For states to efficiently deliver on urban transformation, they need to change. The prime minister seems to be in no doubt that to deliver on his promises on housing, electricity, roads and water, he will need to work with chief ministers, irrespective of their political affiliations. Now chief ministers need to appreciate that delegation, and empowerment, while disorienting in the short term, can drive rapid on-the-ground change and materially improve their electoral prospects. Urban revival may also mean working on low-cost housing, pressuring real estate markets and speeding up projects so that builders focus on higher volumes rather than higher prices.
The concept of new cities that can be planned and built afresh is tempting, but new habitations take decades to settle. They cannot drive the mass urbanisation expected in India. Instead, villages are likely to grow into towns, and deeper federalism seems the only way forward.

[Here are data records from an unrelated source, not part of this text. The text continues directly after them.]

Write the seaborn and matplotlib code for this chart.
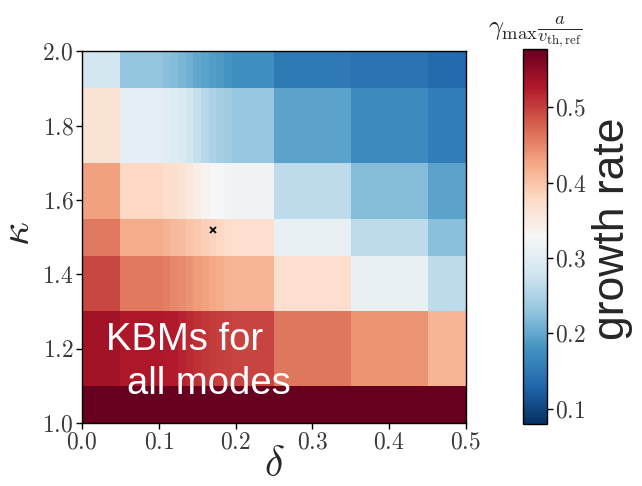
import numpy as np
import seaborn as sns
import matplotlib
matplotlib.use("Agg")
from matplotlib import pyplot as plt
from matplotlib.ticker import FuncFormatter

# delta grid (fine scan between 0.1 and 0.2) and kappa grid
delta = [0.0, 0.10, 0.11, 0.12, 0.13, 0.14, 0.15, 0.16, 0.17, 0.18, 0.19, 0.20, 0.3, 0.4, 0.5]
kappa = [1.0, 1.2, 1.4, 1.5, 1.6, 1.8, 2.0]

# max growth rate, one row per kappa
gamma_k10 = [0.58] * 15
gamma_k12 = [0.537, 0.530, 0.528, 0.525, 0.520, 0.515, 0.510, 0.507, 0.503, 0.500, 0.498, 0.497, 0.462, 0.440, 0.413]
gamma_k14 = [0.495, 0.460, 0.455, 0.450, 0.445, 0.440, 0.435, 0.430, 0.425, 0.420, 0.415, 0.413, 0.370, 0.310, 0.264]
gamma_k15 = [0.460, 0.420, 0.415, 0.410, 0.405, 0.400, 0.395, 0.390, 0.385, 0.380, 0.375, 0.370, 0.310, 0.264, 0.225]
gamma_k16 = [0.430, 0.380, 0.375, 0.370, 0.365, 0.355, 0.345, 0.340, 0.330, 0.325, 0.320, 0.318, 0.264, 0.220, 0.195]
gamma_k18 = [0.365, 0.305, 0.300, 0.295, 0.290, 0.280, 0.270, 0.260, 0.250, 0.245, 0.240, 0.235, 0.195, 0.170, 0.155]
gamma_k20 = [0.280, 0.230, 0.225, 0.220, 0.215, 0.210, 0.200, 0.195, 0.190, 0.185, 0.180, 0.175, 0.150, 0.145, 0.135]

# nominal point
ref_delta = [0.17]
ref_kappa = [1.52]

cbar_ticks = [0.1, 0.2, 0.3, 0.4, 0.5]

sns.set_style("white")
plt.rcParams["mathtext.fontset"] = "cm"
plt.rcParams["font.family"] = ["Liberation Sans", "DejaVu Sans"]

gamma = np.array([gamma_k10, gamma_k12, gamma_k14, gamma_k15, gamma_k16, gamma_k18, gamma_k20])


def cell_edges(c):
    c = np.asarray(c)
    mid = (c[:-1] + c[1:]) / 2
    return np.concatenate([[c[0]], mid, [c[-1]]])


fig = plt.figure(figsize=(6.42, 4.86), dpi=100)
ax = fig.add_axes([0.1277, 0.1296, 0.598, 0.765])
cax = fig.add_axes([0.8146, 0.1276, 0.0374, 0.7716])

cmap = sns.color_palette("RdBu_r", as_cmap=True)
mesh = ax.pcolormesh(cell_edges(delta), cell_edges(kappa), gamma,
                     cmap=cmap, vmin=0.08, vmax=0.577, shading="flat")
ax.plot(ref_delta, ref_kappa, marker="x", color="black", ms=5, mew=1.3, ls="none")

ax.set_xlim(0, 0.5)
ax.set_ylim(1.0, 2.0)
ax.set_xticks([0.0, 0.1, 0.2, 0.3, 0.4, 0.5])
ax.set_yticks([1.0, 1.2, 1.4, 1.6, 1.8, 2.0])
fmt = FuncFormatter(lambda v, p: f"${v:.1f}$")
ax.xaxis.set_major_formatter(fmt)
ax.yaxis.set_major_formatter(fmt)
ax.tick_params(direction="out", length=4, width=1, labelsize=17, color="black",
               labelcolor="#3a3a3a", pad=2, left=True, bottom=True)
for s in ax.spines.values():
    s.set_color("black")
    s.set_linewidth(1)

ax.set_xlabel(r"$\delta$", fontsize=30, labelpad=-6)
ax.set_ylabel(r"$\kappa$", fontsize=30)
ax.yaxis.set_label_coords(-0.115, 0.51)

ax.text(0.0625, 0.196, "KBMs for", transform=ax.transAxes, color="white", fontsize=27.5)
ax.text(0.117, 0.078, "all modes", transform=ax.transAxes, color="white", fontsize=27.5)

cb = fig.colorbar(mesh, cax=cax, ticks=cbar_ticks)
cb.ax.yaxis.set_major_formatter(fmt)
cb.ax.tick_params(labelsize=17, length=4, width=1, color="black", labelcolor="#3a3a3a", pad=2)
cb.outline.set_edgecolor("black")
cb.outline.set_linewidth(1)
cax.set_title(r"$\gamma_{\max}\frac{a}{v_{\mathrm{th,ref}}}$", fontsize=19, pad=7)

fig.text(0.954, 0.53, "growth rate", rotation=90, fontsize=32, ha="center", va="center")

fig.savefig("out.png", dpi=100)
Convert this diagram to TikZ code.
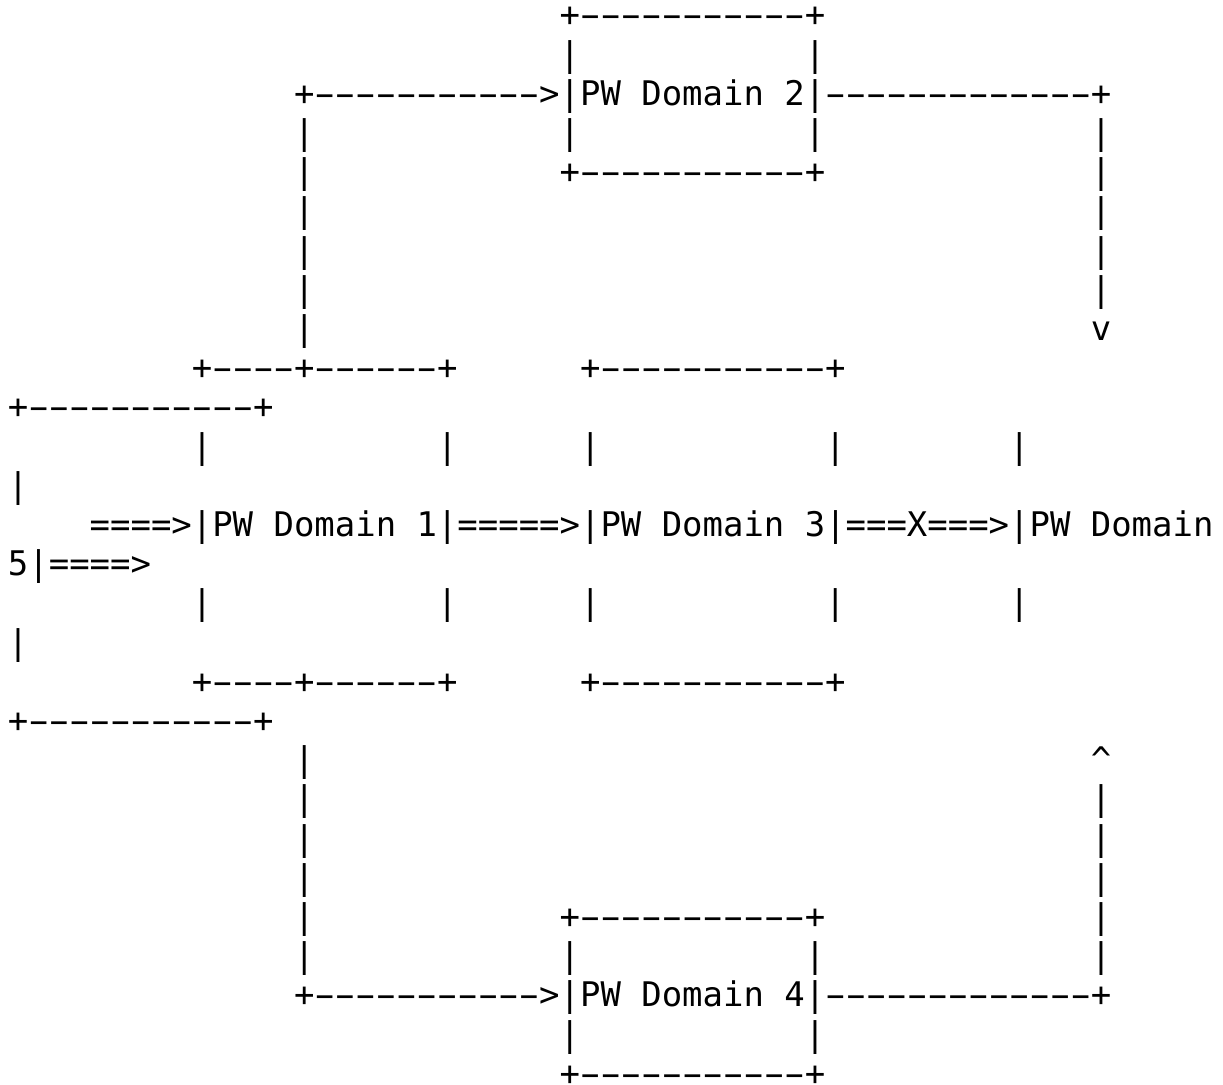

At a recent Express Adda, the chief minister of Rajasthan had an important take on the problem: voters rarely appreciate the nuances of decentralisation. They may still blame their MP or the prime minister for a broken water pipe. The subtext was that politicians will not change till voters do. So maybe the proponents of urban transformation should stop reiterating how India has to urbanise. Their intellectual horsepower would probably be better used helping build a consensus on the right governance structures and educating voters.